_WHAT NEEDS TO BE DONE_. Carry none of the pictures over; set down the material below exactly.

_SUPPLIED MATERIAL_.
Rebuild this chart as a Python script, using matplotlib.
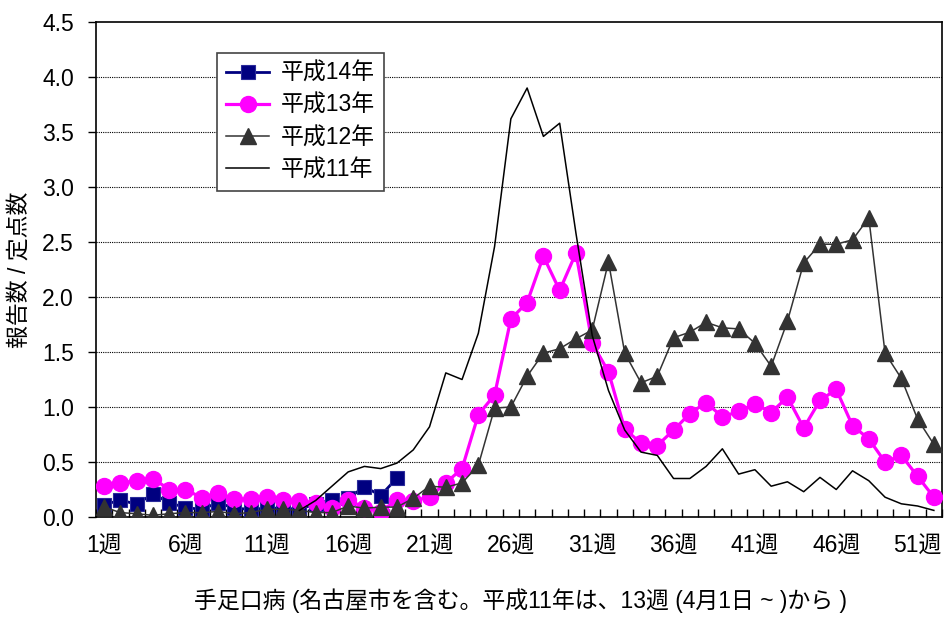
#!/usr/bin/env python3
"""
手足口病 weekly report chart (報告数/定点数), H11-H14
"""

import numpy as np
import matplotlib
matplotlib.use('Agg')
import matplotlib.pyplot as plt

plt.rcParams['font.family'] = ['Liberation Sans', 'Noto Sans CJK JP']

# --- data ---
weeks = np.arange(1, 53)

h14_weeks = np.arange(1, 20)
h14 = [0.11, 0.155, 0.115, 0.21, 0.13, 0.085, 0.07, 0.13, 0.08, 0.07,
       0.08, 0.08, 0.07, 0.12, 0.155, 0.17, 0.275, 0.195, 0.355]

h13 = [0.28, 0.31, 0.33, 0.35, 0.25, 0.25, 0.175, 0.22, 0.16, 0.16,
       0.18, 0.155, 0.145, 0.13, 0.08, 0.155, 0.085, 0.05, 0.155, 0.15,
       0.18, 0.31, 0.44, 0.93, 1.11, 1.80, 1.95, 2.37, 2.06, 2.40,
       1.58, 1.32, 0.80, 0.67, 0.65, 0.79, 0.94, 1.04, 0.91, 0.96,
       1.03, 0.95, 1.09, 0.81, 1.06, 1.16, 0.83, 0.71, 0.50, 0.56,
       0.37, 0.18]

h12 = [0.09, 0.04, 0.03, 0.015, 0.03, 0.04, 0.04, 0.05, 0.03, 0.04,
       0.07, 0.07, 0.06, 0.04, 0.04, 0.10, 0.08, 0.09, 0.09, 0.17,
       0.28, 0.27, 0.31, 0.47, 0.99, 1.00, 1.28, 1.49, 1.53, 1.62,
       1.70, 2.32, 1.49, 1.22, 1.28, 1.63, 1.68, 1.77, 1.72, 1.71,
       1.58, 1.37, 1.78, 2.31, 2.48, 2.48, 2.52, 2.72, 1.49, 1.26,
       0.89, 0.66]

# 平成11年 starts at week 13
h11_weeks = np.arange(13, 53)
h11 = [0.06, 0.15, 0.28, 0.41, 0.46, 0.44, 0.49, 0.61, 0.82, 1.31,
       1.25, 1.67, 2.46, 3.62, 3.90, 3.46, 3.58, 2.58, 1.65, 1.15,
       0.79, 0.59, 0.56, 0.35, 0.35, 0.46, 0.62, 0.39, 0.43, 0.28,
       0.32, 0.23, 0.36, 0.25, 0.42, 0.33, 0.18, 0.12, 0.10, 0.06]

label_weeks = [1, 6, 11, 16, 21, 26, 31, 36, 41, 46, 51]
yticks = np.arange(0, 4.51, 0.5)

FS = 16.5

# --- figure ---
fig = plt.figure(figsize=(9.44, 6.18), dpi=100)
ax = fig.add_axes([96 / 944, 1 - 517 / 618, 846 / 944, 495 / 618])

ax.plot(h14_weeks, h14, color='#000080', lw=2, marker='s', ms=10.5,
        mfc='#000080', mec='#2a2a9a', mew=0.8, label='平成14年', zorder=3)
ax.plot(weeks, h13, color='#ff00ff', lw=2.3, marker='o', ms=11.5,
        mfc='#ff00ff', mec='#ff00ff', label='平成13年', zorder=4)
ax.plot(weeks, h12, color='#333333', lw=1.1, marker='^', ms=11.5,
        mfc='#333333', mec='#333333', label='平成12年', zorder=5)
ax.plot(h11_weeks, h11, color='black', lw=1.1, label='平成11年', zorder=6)

ax.set_xlim(0.5, 52.5)
ax.set_ylim(0, 4.5)

# y axis
ax.set_yticks(yticks)
ax.set_yticklabels([f'{v:.1f}' for v in yticks])
ax.tick_params(axis='y', direction='out', length=6, width=1, pad=10,
               labelsize=FS)
for v in yticks[1:-1]:
    ax.axhline(v, color='black', lw=0.8, ls=(0, (1, 1)), zorder=1)

# x axis: tick marks at category boundaries, labels every 5 weeks
ax.set_xticks(np.arange(0.5, 53, 1))
ax.set_xticklabels([])
ax.tick_params(axis='x', which='major', direction='in', length=6, width=1)
ax.set_xticks(label_weeks, minor=True)
ax.set_xticklabels([f'{w}週' for w in label_weeks], minor=True)
ax.tick_params(axis='x', which='minor', length=0, pad=13, labelsize=FS)

for s in ax.spines.values():
    s.set_linewidth(1.2)

ax.set_ylabel('報告数 / 定点数', fontsize=FS)
ax.yaxis.set_label_coords(-0.077, 0.5)
fig.text(0.551, 1 - 601 / 618,
         '手足口病 (名古屋市を含む。平成11年は、13週 (4月1日 ~ )から )',
         ha='center', va='center', fontsize=FS)

leg = ax.legend(loc='upper left', bbox_to_anchor=(0.1427, 0.938),
                borderaxespad=0, fontsize=FS, fancybox=False,
                edgecolor='#444444', framealpha=1, handlelength=1.9,
                labelspacing=0.4, handletextpad=0.5, borderpad=0.4)
leg.get_frame().set_linewidth(1.2)

fig.savefig('out.png', dpi=100)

_CORRECT ANSWER_.
Rebuild this chart as a Python script, using matplotlib.
#!/usr/bin/env python3
"""
手足口病 weekly report chart (報告数/定点数), H11-H14
"""

import numpy as np
import matplotlib
matplotlib.use('Agg')
import matplotlib.pyplot as plt

plt.rcParams['font.family'] = ['Liberation Sans', 'Noto Sans CJK JP']

# --- data ---
weeks = np.arange(1, 53)

h14_weeks = np.arange(1, 20)
h14 = [0.11, 0.155, 0.115, 0.21, 0.13, 0.085, 0.07, 0.13, 0.08, 0.07,
       0.08, 0.08, 0.07, 0.12, 0.155, 0.17, 0.275, 0.195, 0.355]

h13 = [0.28, 0.31, 0.33, 0.35, 0.25, 0.25, 0.175, 0.22, 0.16, 0.16,
       0.18, 0.155, 0.145, 0.13, 0.08, 0.155, 0.085, 0.05, 0.155, 0.15,
       0.18, 0.31, 0.44, 0.93, 1.11, 1.80, 1.95, 2.37, 2.06, 2.40,
       1.58, 1.32, 0.80, 0.67, 0.65, 0.79, 0.94, 1.04, 0.91, 0.96,
       1.03, 0.95, 1.09, 0.81, 1.06, 1.16, 0.83, 0.71, 0.50, 0.56,
       0.37, 0.18]

h12 = [0.09, 0.04, 0.03, 0.015, 0.03, 0.04, 0.04, 0.05, 0.03, 0.04,
       0.07, 0.07, 0.06, 0.04, 0.04, 0.10, 0.08, 0.09, 0.09, 0.17,
       0.28, 0.27, 0.31, 0.47, 0.99, 1.00, 1.28, 1.49, 1.53, 1.62,
       1.70, 2.32, 1.49, 1.22, 1.28, 1.63, 1.68, 1.77, 1.72, 1.71,
       1.58, 1.37, 1.78, 2.31, 2.48, 2.48, 2.52, 2.72, 1.49, 1.26,
       0.89, 0.66]

# 平成11年 starts at week 13
h11_weeks = np.arange(13, 53)
h11 = [0.06, 0.15, 0.28, 0.41, 0.46, 0.44, 0.49, 0.61, 0.82, 1.31,
       1.25, 1.67, 2.46, 3.62, 3.90, 3.46, 3.58, 2.58, 1.65, 1.15,
       0.79, 0.59, 0.56, 0.35, 0.35, 0.46, 0.62, 0.39, 0.43, 0.28,
       0.32, 0.23, 0.36, 0.25, 0.42, 0.33, 0.18, 0.12, 0.10, 0.06]

label_weeks = [1, 6, 11, 16, 21, 26, 31, 36, 41, 46, 51]
yticks = np.arange(0, 4.51, 0.5)

FS = 16.5

# --- figure ---
fig = plt.figure(figsize=(9.44, 6.18), dpi=100)
ax = fig.add_axes([96 / 944, 1 - 517 / 618, 846 / 944, 495 / 618])

ax.plot(h14_weeks, h14, color='#000080', lw=2, marker='s', ms=10.5,
        mfc='#000080', mec='#2a2a9a', mew=0.8, label='平成14年', zorder=3)
ax.plot(weeks, h13, color='#ff00ff', lw=2.3, marker='o', ms=11.5,
        mfc='#ff00ff', mec='#ff00ff', label='平成13年', zorder=4)
ax.plot(weeks, h12, color='#333333', lw=1.1, marker='^', ms=11.5,
        mfc='#333333', mec='#333333', label='平成12年', zorder=5)
ax.plot(h11_weeks, h11, color='black', lw=1.1, label='平成11年', zorder=6)

ax.set_xlim(0.5, 52.5)
ax.set_ylim(0, 4.5)

# y axis
ax.set_yticks(yticks)
ax.set_yticklabels([f'{v:.1f}' for v in yticks])
ax.tick_params(axis='y', direction='out', length=6, width=1, pad=10,
               labelsize=FS)
for v in yticks[1:-1]:
    ax.axhline(v, color='black', lw=0.8, ls=(0, (1, 1)), zorder=1)

# x axis: tick marks at category boundaries, labels every 5 weeks
ax.set_xticks(np.arange(0.5, 53, 1))
ax.set_xticklabels([])
ax.tick_params(axis='x', which='major', direction='in', length=6, width=1)
ax.set_xticks(label_weeks, minor=True)
ax.set_xticklabels([f'{w}週' for w in label_weeks], minor=True)
ax.tick_params(axis='x', which='minor', length=0, pad=13, labelsize=FS)

for s in ax.spines.values():
    s.set_linewidth(1.2)

ax.set_ylabel('報告数 / 定点数', fontsize=FS)
ax.yaxis.set_label_coords(-0.077, 0.5)
fig.text(0.551, 1 - 601 / 618,
         '手足口病 (名古屋市を含む。平成11年は、13週 (4月1日 ~ )から )',
         ha='center', va='center', fontsize=FS)

leg = ax.legend(loc='upper left', bbox_to_anchor=(0.1427, 0.938),
                borderaxespad=0, fontsize=FS, fancybox=False,
                edgecolor='#444444', framealpha=1, handlelength=1.9,
                labelspacing=0.4, handletextpad=0.5, borderpad=0.4)
leg.get_frame().set_linewidth(1.2)

fig.savefig('out.png', dpi=100)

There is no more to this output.